Monday, May 20, 2013

Peru, Day 3 - Lima, the Tasty Way

You know why we chose Peru as a must-visit destination? It wasn't Machu Picchu, or the Nazca lines, or Lake Titicaca that first put Peru on my radar. The first time I said to myself, "I must get myself to Lima" was while I was sitting on an airplane, browsing their in-flight magazine, having just finished an article about Lima's uniquely fused international cuisine. Yes, you read that right. I'm here entirely because of the food.

This may sound funny considering I've lived in New York City for my entire adult life, and then some. International flavors are just a Seamless click away, and I'll shamelessly brag that New York has some of the most authentic-tasting ethnic flavors anywhere outside their original home.

But Peru is something else. They don't just embrace the cuisine of Chinese immigrants and build a little home for it in the shape of a Chinatown in Lima. They fully adopt the cuisine and make it family, christening it chifa because it is neither Chinese nor Peruvian, but both. Lomo saltado, a popular dish in Peru, demonstrates the fusion of Chinese and Peruvian tastes. The same with the cuisine of Japanese immigrants here. Out of the marriage of Japanese and Peruvian flavors comes Nikkei cuisine, and dishes like tiradito which are not quite ceviche, and not quite sushi. The list goes on.

Now, after that introduction, you might have guessed that we hit every Peruvian fusion restaurant we could find on our day of eating through Lima. Well, you'll see.

Stop 1: Coffee.
The only way to begin. We gleefully snubbed Starbucks on our way to get some local Peruvian roast.


I don't know how to explain the flavor, except that it's a sharper, nuttier taste than the Guatemalan we usually have in the mornings. But not as cigarette-ashy as Colombian or French roast.

Stop 2: Milkshakes.
What, milkshakes? Yes, milkshakes. A sweet, thick, creamy blend of milk with nothing else but ice and fruit. In particular, this fruit:


It's called lucuma, and it is delicious.


Stop 3: Fruit market.
The fruits! There are SO MANY of them!




What is it that my Taiwanese cousin says about America? That we only have apples and oranges? Well, there are more here.

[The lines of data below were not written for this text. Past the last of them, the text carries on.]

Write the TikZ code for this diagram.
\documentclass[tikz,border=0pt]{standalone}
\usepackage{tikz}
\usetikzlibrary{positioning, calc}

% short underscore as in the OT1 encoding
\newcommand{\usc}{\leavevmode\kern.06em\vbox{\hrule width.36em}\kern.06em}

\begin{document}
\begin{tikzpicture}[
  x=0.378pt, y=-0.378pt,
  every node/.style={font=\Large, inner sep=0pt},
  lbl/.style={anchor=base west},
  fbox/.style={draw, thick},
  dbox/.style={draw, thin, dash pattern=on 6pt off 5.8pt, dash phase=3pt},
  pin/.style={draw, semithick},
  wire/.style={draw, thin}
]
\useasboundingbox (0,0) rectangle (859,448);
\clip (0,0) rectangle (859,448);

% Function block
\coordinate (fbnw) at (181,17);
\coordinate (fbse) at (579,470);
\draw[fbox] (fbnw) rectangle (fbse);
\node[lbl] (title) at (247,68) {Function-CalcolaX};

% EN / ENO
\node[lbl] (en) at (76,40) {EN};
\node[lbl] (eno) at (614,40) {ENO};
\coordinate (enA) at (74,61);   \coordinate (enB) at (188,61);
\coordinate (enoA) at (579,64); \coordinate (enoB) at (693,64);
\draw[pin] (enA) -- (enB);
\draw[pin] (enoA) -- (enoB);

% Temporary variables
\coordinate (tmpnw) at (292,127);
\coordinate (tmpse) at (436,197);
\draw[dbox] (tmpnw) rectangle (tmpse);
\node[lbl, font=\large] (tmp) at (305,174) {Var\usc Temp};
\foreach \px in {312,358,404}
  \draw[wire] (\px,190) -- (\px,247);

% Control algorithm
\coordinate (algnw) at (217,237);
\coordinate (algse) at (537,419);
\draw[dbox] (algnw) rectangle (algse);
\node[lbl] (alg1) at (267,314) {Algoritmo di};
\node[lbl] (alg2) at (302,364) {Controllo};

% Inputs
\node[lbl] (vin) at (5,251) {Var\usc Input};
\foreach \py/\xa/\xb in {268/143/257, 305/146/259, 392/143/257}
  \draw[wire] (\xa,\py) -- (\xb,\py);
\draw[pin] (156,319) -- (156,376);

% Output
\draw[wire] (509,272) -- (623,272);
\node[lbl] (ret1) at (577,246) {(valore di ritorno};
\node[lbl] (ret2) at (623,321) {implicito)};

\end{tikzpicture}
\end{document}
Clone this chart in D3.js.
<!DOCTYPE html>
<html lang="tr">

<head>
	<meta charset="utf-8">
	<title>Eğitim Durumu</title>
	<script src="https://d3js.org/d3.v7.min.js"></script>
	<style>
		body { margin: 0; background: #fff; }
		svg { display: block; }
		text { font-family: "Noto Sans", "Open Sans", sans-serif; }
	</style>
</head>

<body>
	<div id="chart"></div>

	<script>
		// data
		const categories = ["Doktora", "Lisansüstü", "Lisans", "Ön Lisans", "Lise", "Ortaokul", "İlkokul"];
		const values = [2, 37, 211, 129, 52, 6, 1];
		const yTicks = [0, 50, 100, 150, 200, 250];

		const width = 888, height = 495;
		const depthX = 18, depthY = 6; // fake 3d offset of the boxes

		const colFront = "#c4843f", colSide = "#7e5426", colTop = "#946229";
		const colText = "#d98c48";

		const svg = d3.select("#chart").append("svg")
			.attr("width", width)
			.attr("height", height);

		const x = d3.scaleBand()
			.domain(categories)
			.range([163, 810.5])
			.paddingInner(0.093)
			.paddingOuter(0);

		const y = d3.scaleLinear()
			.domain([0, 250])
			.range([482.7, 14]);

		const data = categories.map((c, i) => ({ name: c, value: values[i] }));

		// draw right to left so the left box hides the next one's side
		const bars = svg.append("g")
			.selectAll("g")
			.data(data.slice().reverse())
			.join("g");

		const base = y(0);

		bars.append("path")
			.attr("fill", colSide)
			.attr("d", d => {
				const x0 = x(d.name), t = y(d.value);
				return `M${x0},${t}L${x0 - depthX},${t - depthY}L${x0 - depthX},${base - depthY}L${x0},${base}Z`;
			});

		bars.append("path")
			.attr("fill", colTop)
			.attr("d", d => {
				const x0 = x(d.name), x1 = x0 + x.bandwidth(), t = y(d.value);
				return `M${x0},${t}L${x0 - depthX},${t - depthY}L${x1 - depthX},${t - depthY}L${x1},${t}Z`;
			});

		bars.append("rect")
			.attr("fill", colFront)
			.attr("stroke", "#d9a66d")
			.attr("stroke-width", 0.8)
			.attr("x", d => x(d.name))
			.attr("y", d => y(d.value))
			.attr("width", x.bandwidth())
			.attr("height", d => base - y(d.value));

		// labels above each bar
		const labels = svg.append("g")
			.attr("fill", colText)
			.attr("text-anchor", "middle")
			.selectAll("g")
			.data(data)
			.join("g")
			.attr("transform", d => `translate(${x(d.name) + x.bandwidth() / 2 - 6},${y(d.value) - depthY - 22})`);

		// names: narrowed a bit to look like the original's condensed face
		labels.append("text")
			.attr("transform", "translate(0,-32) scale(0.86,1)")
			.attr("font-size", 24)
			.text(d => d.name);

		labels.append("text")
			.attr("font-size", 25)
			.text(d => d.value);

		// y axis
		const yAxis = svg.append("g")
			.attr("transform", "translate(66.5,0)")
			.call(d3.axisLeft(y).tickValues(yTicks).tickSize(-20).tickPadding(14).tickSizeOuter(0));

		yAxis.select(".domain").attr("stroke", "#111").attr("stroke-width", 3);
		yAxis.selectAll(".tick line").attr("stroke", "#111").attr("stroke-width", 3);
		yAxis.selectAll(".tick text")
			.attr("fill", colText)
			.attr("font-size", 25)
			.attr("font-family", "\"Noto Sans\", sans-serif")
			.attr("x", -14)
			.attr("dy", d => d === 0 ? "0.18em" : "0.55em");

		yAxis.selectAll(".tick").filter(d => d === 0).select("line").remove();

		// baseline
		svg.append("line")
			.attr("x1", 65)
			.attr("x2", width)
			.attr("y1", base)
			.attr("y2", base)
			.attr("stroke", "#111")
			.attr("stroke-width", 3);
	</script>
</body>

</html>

My husband went a little crazy here and bought nearly one of every kind of fruit. Since I don't love fruit as much as he does, he had to eat them all by himself. This really did not phase him at all.

Stop 4: Pisco sours and ceviche
A classic meal. A Pisco sour can only properly be called a Pisco Sour if the pisco is from Peru, because "Pisco" is a geographical mark, much like Champagne. And in Peru, ceviche is eaten only at lunch, because by dinnertime the fish is no longer considered fresh. Yeah, my jaw dropped, too - that's definitely the way to live.

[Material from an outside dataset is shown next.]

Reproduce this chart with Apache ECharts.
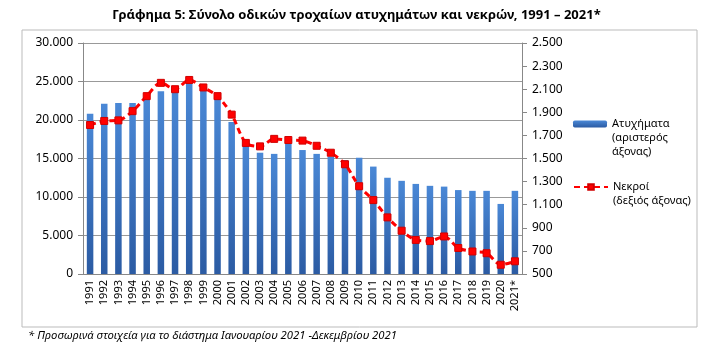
<!DOCTYPE html>
<html>
<head>
<meta charset="utf-8">
<script src="https://cdn.jsdelivr.net/npm/echarts@6/dist/echarts.min.js"></script>
<style>
  html, body { margin: 0; padding: 0; background: #fff; }
  #main { width: 713px; height: 352px; }
</style>
</head>
<body>
<div id="main"></div>
<script>
const years = ["1991", "1992", "1993", "1994", "1995", "1996", "1997", "1998", "1999", "2000",
  "2001", "2002", "2003", "2004", "2005", "2006", "2007", "2008", "2009", "2010",
  "2011", "2012", "2013", "2014", "2015", "2016", "2017", "2018", "2019", "2020", "2021*"];

// Ατυχήματα (αριστερός άξονας)
const accidents = [20800, 22100, 22200, 22200, 23000, 23750, 24100, 25200, 24300, 22950,
  19750, 16850, 15750, 15600, 16950, 16100, 15600, 15250, 14800, 15100,
  13950, 12500, 12100, 11700, 11450, 11350, 10900, 10800, 10800, 9100, 10800];

// Νεκροί (δεξιός άξονας)
const deaths = [1790, 1825, 1830, 1910, 2040, 2155, 2100, 2180, 2115, 2040,
  1880, 1635, 1605, 1670, 1660, 1655, 1610, 1550, 1450, 1260,
  1140, 990, 875, 795, 785, 825, 725, 695, 680, 580, 610];

const font = "'Noto Sans', sans-serif";
const fmt = v => String(v).replace(/\B(?=(\d{3})+(?!\d))/g, ".");

const chart = echarts.init(document.getElementById("main"));

// empty leading lines keep the legend icon level with the first text line
const option = {
  animation: false,
  title: {
    text: "Γράφημα 5: Σύνολο οδικών τροχαίων ατυχημάτων και νεκρών, 1991 – 2021*",
    left: "center",
    top: 4,
    textStyle: { fontFamily: font, fontSize: 13, fontWeight: "bold", color: "#000" }
  },
  grid: { left: 83, right: 191, top: 43, bottom: 78 },
  legend: [
    {
      data: ["Ατυχήματα"],
      left: 573, top: 89,
      padding: 0,
      itemWidth: 34, itemHeight: 7,
      formatter: () => "\n\nΑτυχήματα\n(αριστερός\nάξονας)",
      textStyle: { fontFamily: font, fontSize: 11, color: "#000", lineHeight: 14 }
    },
    {
      data: ["Νεκροί"],
      left: 573, top: 166,
      padding: 0,
      itemWidth: 34, itemHeight: 7,
      formatter: () => "\nΝεκροί\n(δεξιός άξονας)",
      textStyle: { fontFamily: font, fontSize: 11, color: "#000", lineHeight: 14 }
    }
  ],
  xAxis: {
    type: "category",
    data: years,
    axisLine: { lineStyle: { color: "#888" } },
    axisTick: { interval: 0, length: 5, lineStyle: { color: "#888" } },
    axisLabel: { interval: 0, rotate: 90, fontFamily: font, fontSize: 11, color: "#000", margin: 6 }
  },
  yAxis: [
    {
      type: "value",
      min: 0, max: 30000, interval: 5000,
      axisLine: { show: true, lineStyle: { color: "#888" } },
      axisTick: { show: true, length: 5, lineStyle: { color: "#888" } },
      axisLabel: { fontFamily: font, fontSize: 12, color: "#000", margin: 10, formatter: fmt },
      splitLine: { lineStyle: { color: "#999" } }
    },
    {
      type: "value",
      min: 500, max: 2500, interval: 200,
      axisLine: { show: true, lineStyle: { color: "#888" } },
      axisTick: { show: true, length: 5, lineStyle: { color: "#888" } },
      axisLabel: { fontFamily: font, fontSize: 12, color: "#000", margin: 10, formatter: fmt },
      splitLine: { show: false }
    }
  ],
  series: [
    {
      name: "Ατυχήματα",
      type: "bar",
      data: accidents,
      barWidth: "46%",
      itemStyle: {
        color: new echarts.graphic.LinearGradient(0, 0, 0, 1, [
          { offset: 0, color: "#4a88d6" },
          { offset: 1, color: "#2b5ba3" }
        ])
      }
    },
    {
      name: "Νεκροί",
      type: "line",
      yAxisIndex: 1,
      data: deaths,
      smooth: 0.3,
      symbol: "rect",
      symbolSize: 7,
      lineStyle: { color: "#ff0000", width: 3, type: [6, 4] },
      itemStyle: { color: "#ff0000", borderColor: "#d00000", borderWidth: 1 }
    }
  ],
  graphic: [
    {
      type: "rect",
      shape: { x: 22, y: 30, width: 675, height: 297 },
      style: { fill: "none", stroke: "#bbb", lineWidth: 1 },
      silent: true
    },
    {
      type: "text",
      left: 28, top: 330,
      style: {
        text: "* Προσωρινά στοιχεία για το διάστημα Ιανουαρίου 2021 -Δεκεμβρίου 2021",
        font: "italic 11.3px 'Noto Sans', sans-serif",
        fill: "#000"
      }
    }
  ]
};

option && chart.setOption(option);
</script>
</body>
</html>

We got to prepare our own meals. Here's my husband making me a pisco sour, shaking up the pisco with lime juice, syrup, and egg whites. Add a few drops of bitters, and it's ready to go.

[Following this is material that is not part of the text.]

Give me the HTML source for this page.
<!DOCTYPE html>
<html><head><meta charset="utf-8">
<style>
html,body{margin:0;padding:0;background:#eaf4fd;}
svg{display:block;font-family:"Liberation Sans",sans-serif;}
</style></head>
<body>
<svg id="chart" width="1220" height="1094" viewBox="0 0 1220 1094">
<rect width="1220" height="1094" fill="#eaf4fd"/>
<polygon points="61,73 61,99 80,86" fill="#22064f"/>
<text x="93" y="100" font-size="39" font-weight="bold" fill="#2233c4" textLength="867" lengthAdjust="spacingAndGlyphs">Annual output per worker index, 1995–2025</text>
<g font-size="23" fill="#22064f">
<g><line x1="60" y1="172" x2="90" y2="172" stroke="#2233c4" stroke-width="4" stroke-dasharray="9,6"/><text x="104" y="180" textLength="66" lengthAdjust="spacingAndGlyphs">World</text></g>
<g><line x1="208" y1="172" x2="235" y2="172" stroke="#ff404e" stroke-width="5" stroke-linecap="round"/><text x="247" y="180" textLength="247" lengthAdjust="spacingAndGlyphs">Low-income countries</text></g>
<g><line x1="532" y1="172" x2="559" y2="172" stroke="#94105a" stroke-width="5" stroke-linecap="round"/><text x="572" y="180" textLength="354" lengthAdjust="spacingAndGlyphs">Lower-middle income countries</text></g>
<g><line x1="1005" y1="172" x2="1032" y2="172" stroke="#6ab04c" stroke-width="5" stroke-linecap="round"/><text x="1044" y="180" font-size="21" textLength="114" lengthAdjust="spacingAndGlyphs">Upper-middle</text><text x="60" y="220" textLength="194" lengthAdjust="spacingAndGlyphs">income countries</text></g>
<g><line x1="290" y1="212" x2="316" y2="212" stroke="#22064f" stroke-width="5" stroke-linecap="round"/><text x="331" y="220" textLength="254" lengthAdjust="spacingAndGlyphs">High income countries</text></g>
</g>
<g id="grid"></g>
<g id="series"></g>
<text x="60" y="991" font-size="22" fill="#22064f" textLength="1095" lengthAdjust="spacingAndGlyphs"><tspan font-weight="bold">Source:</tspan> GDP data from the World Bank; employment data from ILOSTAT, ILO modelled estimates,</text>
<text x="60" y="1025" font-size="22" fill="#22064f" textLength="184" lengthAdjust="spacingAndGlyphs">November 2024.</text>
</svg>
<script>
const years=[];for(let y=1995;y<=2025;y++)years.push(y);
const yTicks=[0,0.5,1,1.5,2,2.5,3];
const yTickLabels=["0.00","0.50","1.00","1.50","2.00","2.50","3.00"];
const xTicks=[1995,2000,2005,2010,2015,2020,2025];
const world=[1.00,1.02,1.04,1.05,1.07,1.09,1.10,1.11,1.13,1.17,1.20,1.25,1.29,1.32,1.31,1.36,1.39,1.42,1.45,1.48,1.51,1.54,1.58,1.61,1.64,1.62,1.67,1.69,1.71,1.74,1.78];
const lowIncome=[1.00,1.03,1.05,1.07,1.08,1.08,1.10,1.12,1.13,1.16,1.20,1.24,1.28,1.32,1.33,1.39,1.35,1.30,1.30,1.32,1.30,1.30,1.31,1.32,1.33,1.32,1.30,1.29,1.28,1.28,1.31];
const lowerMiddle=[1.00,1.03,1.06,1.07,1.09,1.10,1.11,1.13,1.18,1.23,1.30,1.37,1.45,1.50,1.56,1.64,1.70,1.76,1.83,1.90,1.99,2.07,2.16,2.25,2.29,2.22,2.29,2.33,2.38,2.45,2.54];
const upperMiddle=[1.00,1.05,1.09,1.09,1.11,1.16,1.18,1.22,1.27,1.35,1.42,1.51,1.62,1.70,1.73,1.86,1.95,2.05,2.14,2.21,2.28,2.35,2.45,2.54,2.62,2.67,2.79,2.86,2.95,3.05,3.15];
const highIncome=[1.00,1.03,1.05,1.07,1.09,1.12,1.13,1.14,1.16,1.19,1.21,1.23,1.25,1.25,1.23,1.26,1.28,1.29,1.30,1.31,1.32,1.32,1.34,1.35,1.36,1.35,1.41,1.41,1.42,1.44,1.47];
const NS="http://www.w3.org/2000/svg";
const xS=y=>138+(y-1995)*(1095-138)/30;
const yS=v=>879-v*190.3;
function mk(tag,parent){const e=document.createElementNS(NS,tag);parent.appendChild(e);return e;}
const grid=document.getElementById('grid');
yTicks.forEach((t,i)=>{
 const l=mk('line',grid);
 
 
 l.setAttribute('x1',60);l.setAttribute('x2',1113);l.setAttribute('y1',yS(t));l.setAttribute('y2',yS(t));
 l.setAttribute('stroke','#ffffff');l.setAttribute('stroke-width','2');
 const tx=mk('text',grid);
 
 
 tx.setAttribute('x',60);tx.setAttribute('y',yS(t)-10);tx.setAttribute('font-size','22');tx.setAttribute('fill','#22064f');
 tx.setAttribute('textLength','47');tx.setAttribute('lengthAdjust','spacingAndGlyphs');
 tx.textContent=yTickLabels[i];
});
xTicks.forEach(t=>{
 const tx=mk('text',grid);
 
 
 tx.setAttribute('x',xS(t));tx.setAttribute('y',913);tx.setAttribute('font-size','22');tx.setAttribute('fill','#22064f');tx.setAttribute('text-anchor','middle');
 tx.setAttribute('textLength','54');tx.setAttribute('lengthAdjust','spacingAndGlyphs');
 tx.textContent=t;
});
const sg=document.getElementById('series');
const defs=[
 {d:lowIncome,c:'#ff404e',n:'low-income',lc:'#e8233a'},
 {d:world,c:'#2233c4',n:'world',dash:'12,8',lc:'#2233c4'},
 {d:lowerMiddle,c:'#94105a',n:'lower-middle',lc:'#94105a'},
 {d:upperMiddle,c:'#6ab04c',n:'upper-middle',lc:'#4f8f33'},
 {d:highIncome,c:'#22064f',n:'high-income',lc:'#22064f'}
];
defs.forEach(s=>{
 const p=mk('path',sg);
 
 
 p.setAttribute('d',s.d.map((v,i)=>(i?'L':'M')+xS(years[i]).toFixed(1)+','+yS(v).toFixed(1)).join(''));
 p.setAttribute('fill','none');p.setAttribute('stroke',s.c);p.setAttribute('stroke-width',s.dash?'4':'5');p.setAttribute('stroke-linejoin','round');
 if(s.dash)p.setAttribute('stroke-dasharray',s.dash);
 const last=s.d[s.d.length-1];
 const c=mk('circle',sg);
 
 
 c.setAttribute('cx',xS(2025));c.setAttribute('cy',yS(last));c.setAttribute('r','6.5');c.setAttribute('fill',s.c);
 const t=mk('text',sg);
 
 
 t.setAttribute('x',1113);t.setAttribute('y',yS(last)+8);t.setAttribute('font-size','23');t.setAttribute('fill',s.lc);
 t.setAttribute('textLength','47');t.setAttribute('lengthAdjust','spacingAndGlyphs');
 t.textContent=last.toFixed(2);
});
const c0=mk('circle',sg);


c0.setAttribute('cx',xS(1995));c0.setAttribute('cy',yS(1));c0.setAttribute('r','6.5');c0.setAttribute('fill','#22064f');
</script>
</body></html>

Next we made our own ceviche. This presented a problem for my husband and me, since we had gone vegetarian a few months earlier.

But. I mean. CEVICHE.

The Peruvians pair ceviche with marinated sweet potatoes and corn. My husband and I looked at each other and, well, did as the Peruvians do. It was truly a sublime combination.

And, about the vegetarian thing? Nobody's perfect.

Stop 5: Huaca Pucllana
What better way to sum up the Peruvian experience than to dine by an Incan ruin?


So, after being lured here by what was international, we ended up only trying we only tried was uniquely, singly, and forcefully Peruvian. But who knows what a later trip will bring.